The Citadel is a story told in three movements: mapping a route through discovery, loss, and renewal across the uncanny landscapes of contemporary Africa. In 2007, Mame-Diarra Niang returned to Senegal to bury her father after spending years away living in France. Her unequivocally intimate relationship with the African continent translates into a refracted representation in which the places before Niang’s lens are at once forensically studied and transformed into fabular non-places.
In Sahel Gris, the outskirts of Dakar, where infrastructural projects lay abandoned to the dust, evoke a state of permanent suspension between movement and inertia. At the Wall presents a prismatic interrogation of the surfaces and perimeters of Dakar, depicting a city eerily drained of human life yet dense with its traces. And in Metropolis, Niang steps finally into the belly of the beast, looking outwards from within the crowded urban superficies of Johannesburg, dazzling in the southern light.
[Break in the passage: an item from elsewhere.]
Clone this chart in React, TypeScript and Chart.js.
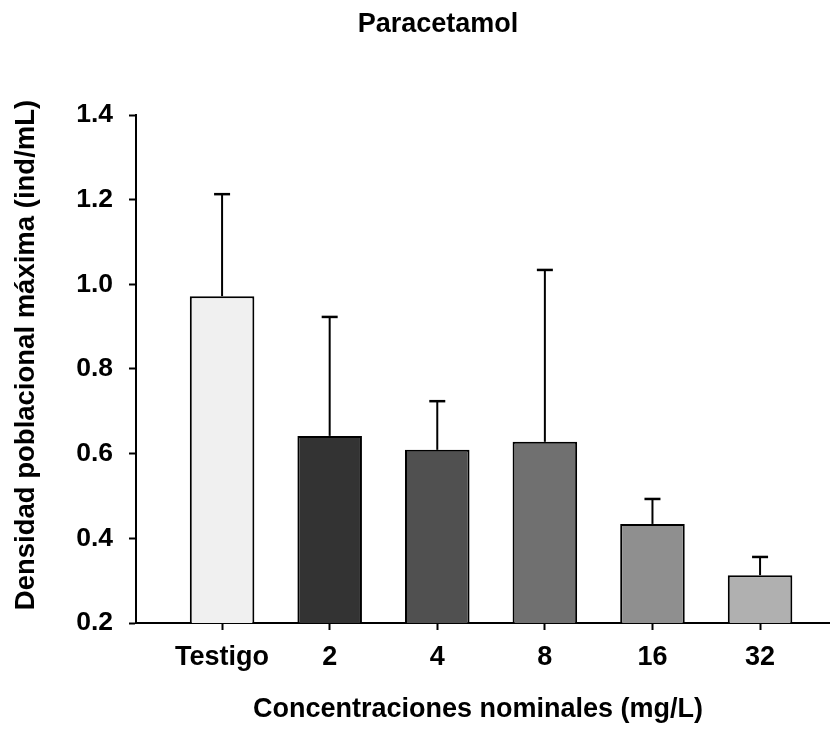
import React, { useEffect, useRef } from "react";
import { Chart, registerables } from "chart.js";

Chart.register(...registerables);

const chartTitle = "Paracetamol";
const xAxisTitle = "Concentraciones nominales (mg/L)";
const yAxisTitle = "Densidad poblacional máxima (ind/mL)";
const categories = ["Testigo", "2", "4", "8", "16", "32"];
const means = [0.972, 0.642, 0.609, 0.628, 0.434, 0.313];
const errorsUp = [0.241, 0.281, 0.115, 0.406, 0.059, 0.043];
const barColors = ["#f0f0f0", "#333333", "#505050", "#707070", "#8f8f8f", "#b0b0b0"];
const yTicks = [0.2, 0.4, 0.6, 0.8, 1.0, 1.2, 1.4];

const FONT = "'Liberation Sans', Arial, Helvetica, sans-serif";

const errorBarPlugin = {
  id: "errorBars",
  afterDatasetsDraw(chart: any) {
    const ctx = chart.ctx;
    const yScale = chart.scales.y;
    const meta = chart.getDatasetMeta(0);
    ctx.save();
    ctx.strokeStyle = "#000";
    ctx.lineCap = "butt";
    meta.data.forEach((el: any, i: number) => {
      const top = yScale.getPixelForValue(means[i] + errorsUp[i]);
      ctx.lineWidth = 2;
      ctx.beginPath();
      ctx.moveTo(el.x, el.y);
      ctx.lineTo(el.x, top);
      ctx.stroke();
      ctx.lineWidth = 2.5;
      ctx.beginPath();
      ctx.moveTo(el.x - 8, top);
      ctx.lineTo(el.x + 8, top);
      ctx.stroke();
    });
    ctx.restore();
  },
};

const textPlugin = {
  id: "texts",
  afterDraw(chart: any) {
    const ctx = chart.ctx;
    ctx.save();
    ctx.fillStyle = "#000";
    ctx.textAlign = "center";
    ctx.textBaseline = "middle";
    ctx.font = `bold 27px ${FONT}`;
    ctx.fillText(chartTitle, 438, 25);
    ctx.font = `bold 27px ${FONT}`;
    ctx.fillText(xAxisTitle, 478, 710);
    ctx.translate(26, 355);
    ctx.rotate(-Math.PI / 2);
    ctx.font = `bold 27.5px ${FONT}`;
    ctx.fillText(yAxisTitle, 0, 0);
    ctx.restore();
  },
};

export default function App() {
  const ref = useRef<HTMLCanvasElement | null>(null);
  useEffect(() => {
    document.body.style.margin = "0";
    const canvas = ref.current;
    if (!canvas) return;
    const chart = new Chart(canvas, {
      type: "bar",
      data: {
        datasets: [
          {
            data: means.map((v, i) => ({ x: i, y: v })),
            backgroundColor: barColors,
            borderColor: "#000",
            borderWidth: 2,
            borderSkipped: false,
            barPercentage: 0.6,
            categoryPercentage: 1,
          },
        ],
      },
      options: {
        responsive: false,
        animation: false,
        devicePixelRatio: 1,
        layout: { padding: { top: 115, left: 0, right: 0, bottom: 0 } },
        plugins: { legend: { display: false }, title: { display: false }, tooltip: { enabled: false } },
        scales: {
          x: {
            type: "linear",
            offset: false,
            min: -0.8,
            max: 5.65,
            afterFit: (s: any) => {
              s.height = 120;
            },
            afterBuildTicks: (s: any) => {
              s.ticks = categories.map((_, i) => ({ value: i }));
            },
            ticks: {
              autoSkip: false,
              maxRotation: 0,
              padding: 11,
              color: "#000",
              font: { family: FONT, size: 27, weight: "bold", lineHeight: 1.2 },
              callback: (v: any) => categories[Math.round(Number(v))] ?? "",
            },
            grid: { display: true, offset: false, drawOnChartArea: false, tickLength: 7, tickColor: "#000", tickWidth: 2 },
            border: { display: true, color: "#000", width: 2 },
          },
          y: {
            type: "linear",
            min: 0.2,
            max: 1.4,
            afterFit: (s: any) => {
              s.width = 136;
            },
            afterBuildTicks: (s: any) => {
              s.ticks = yTicks.map((v) => ({ value: v }));
            },
            ticks: {
              padding: 16,
              color: "#000",
              font: { family: FONT, size: 26.5, weight: "bold" },
              callback: (v: any) => Number(v).toFixed(1),
            },
            grid: { display: true, drawOnChartArea: false, tickLength: 7, tickColor: "#000", tickWidth: 2 },
            border: { display: true, color: "#000", width: 2 },
          },
        },
      },
      plugins: [errorBarPlugin, textPlugin],
    } as any);
    return () => chart.destroy();
  }, []);
  return <canvas ref={ref} width={830} height={743} style={{ display: "block", width: 830, height: 743 }} />;
}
At the centre of Niang’s vision is the notion of ‘the plasticity of territory’, in which a personal investigation of place becomes indistinguishable from the photographer’s own metamorphosis, and landscape becomes a ‘material for producing many selves.’
In these works, collected here to form a sustained project, a deeply personal but rigorously analytic relationship with place emerges, offering a complex, layered image to offset historic, imperially motivated Western visions of Africa as a vacant land.
17 x 27cm, three volumes in an embossed slipcase (Sahel Gris: hardback swissbound with accordion fold, full bleed painted edges on uncoated paper; At the Wall: hardback, coated paper; Metropolis: paperback, Japanese fold, coated paper), MACK (London).